Le titre que j’ai choisi pour mon blog ne doit rien au hasard. Pour moi, le questionnement est au principe même de toute action, quel que soit son domaine: économique, social, politique, culturel. Il me revient un souvenir. Cela se passait à la fin des années 90. Nous étions quelques uns à débattre du rôle du Politique. Je me hasarde à dire que pour moi le rôle premier du Politique est d’abord de s’interroger, d’interroger ce qui l’entoure, de chercher à comprendre les situations, les enjeux, bref, de savoir poser les bonnes questions. Pas du tout me rétorque, sur de lui, un jeune militant frais émoulu de Sciences Po (Paris, s’il vous plait!). Il poursuit sur un ton qui excluait toute réplique: « le rôle du Politique est d’agir, de résoudre les problèmes ». On ne saurait exprimer plus forte lapalissade! Agir, certes. Mais comment, pour qui, avec quels objectifs? Michel Rocard avait cette formule: « Agir, mais agir juste! », en d’autres termes agir avec efficacité et justice.  Résoudre les problèmes..oh que oui..mais au fait, quels problèmes? Comment estime t’on que quelque chose, une situation,  constituent  des problèmes? Qui en décide, qui caractérise le ou les dit(s) problème(s)?
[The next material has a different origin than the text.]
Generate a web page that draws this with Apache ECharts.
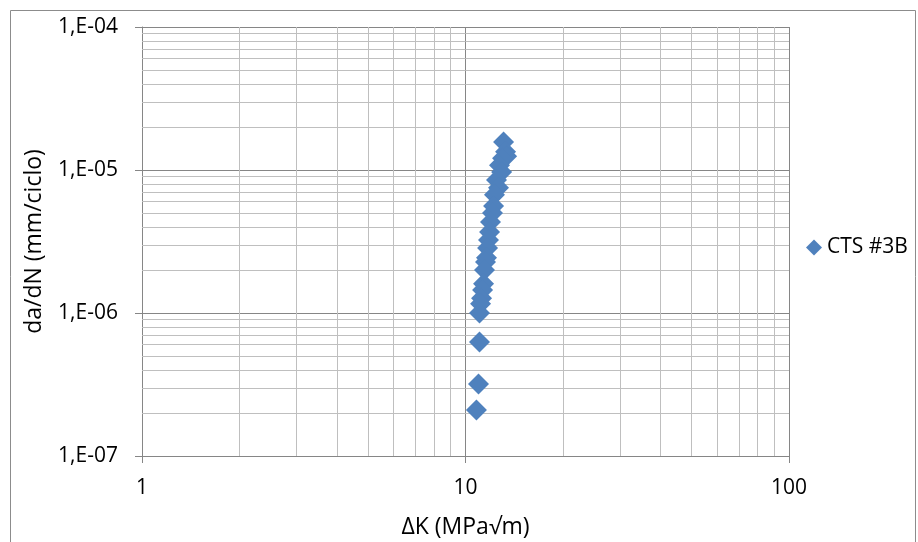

Ce jeune émoulu de Science Po eut une carrière brillante, occupant, selon les alternances politiques, postes de direction au sein de cabinets ministériels et au sein de grands groupes publics..Je suppose qu’il a du se poser des questions, et des questions difficiles, au vu des postes qu’il a occupés. Encore que…les échecs terribles de la gauche au pouvoir, ce qui par ailleurs lui vaut un profond rejet de la part des électeurs, ne seraient-ils pas dus à son incapacité  à questionner le réel, à interroger les processus qui conduisent ici au décrochage scolaire, là à la pauvreté, ailleurs au chômage, et partout à la désillusion? N’y aurait-il pas ici également un effet du changement de profils des responsables politiques, les technocrates issus des grandes écoles, les hauts fonctionnaires membres de grands corps de l’État occupant désormais non seulement des postes d’influence, mais aussi et de plus en plus des postes de décision (voir à ce propos mon article sur « le Plan, le Retour? »)?

Au questionnement nécessairement déstabilisant (je me souviendrai longtemps de la négation par des gens de gauche de l’émergence dans les années 80 des « travailleurs pauvres », alors même que F.Mitterrand était à la Présidence de la République), ces responsables « politiques » préfèrent l’invention, sans cesse renouvelée, « d’outils », de « procédures », de « financements adaptés ».. IL faut agir, disent ils, être efficaces, et que cela se voit. Ils inventent des tableaux de bord, des instruments de mesure, comme le tout récent baromètre de l’action publique (sic)..à se demander si leurs cerveaux ne sont pas devenu des tableaux excel!

Quelle énergie gaspillée alors même que nous avons effectivement besoin de connaissances, non de chiffres globaux, non de moyennes, mais de connaissances fines et territorialisées des réalités sociales, connaissances qui nous permettront de poser les bonnes questions pour ensuite agir et agir juste.

Nombre de ces connaissances existent et sont disponibles, soit auprès d’organismes publics tels que l’INSEE, la DARES (service d’études du ministère du travail), d’institutions indépendantes telles que l’Observatoire des inégalités, la Fondation Abbé Pierre, d’associations locales de développement…Encore faut-il avoir la modestie de reconnaitre que l’on ne sait pas tout, que beaucoup d’affirmations, voire de certitudes parfois affichées pour justifier telle ou telle politique, telle ou telle mesure, sont souvent incomplètes, partielles, voire obsolètes et ce qui est plus grave parfois erronées (ainsi de l’affirmation selon laquelle les minima sociaux seraient des obstacles à la recherche d’emplois, affirmation démentie par les études réalisées sur ce sujet).

Oui interroger le réel, sans cesse, comprendre tout à la fois sa robustesse (les faits sont têtus dit le proverbe) et ses failles, sa complexité, ses pesanteurs et  ses ressources, se débarrasser des réponses préétablies, des recettes, en d’autres termes des approches idéologiques (au sens réducteur du terme), prendre le temps du questionnement pour construire le savoir indispensable à l’action, et ce dans le cadre d’échanges auxquels vous êtes invités, avec ce blog, à participer.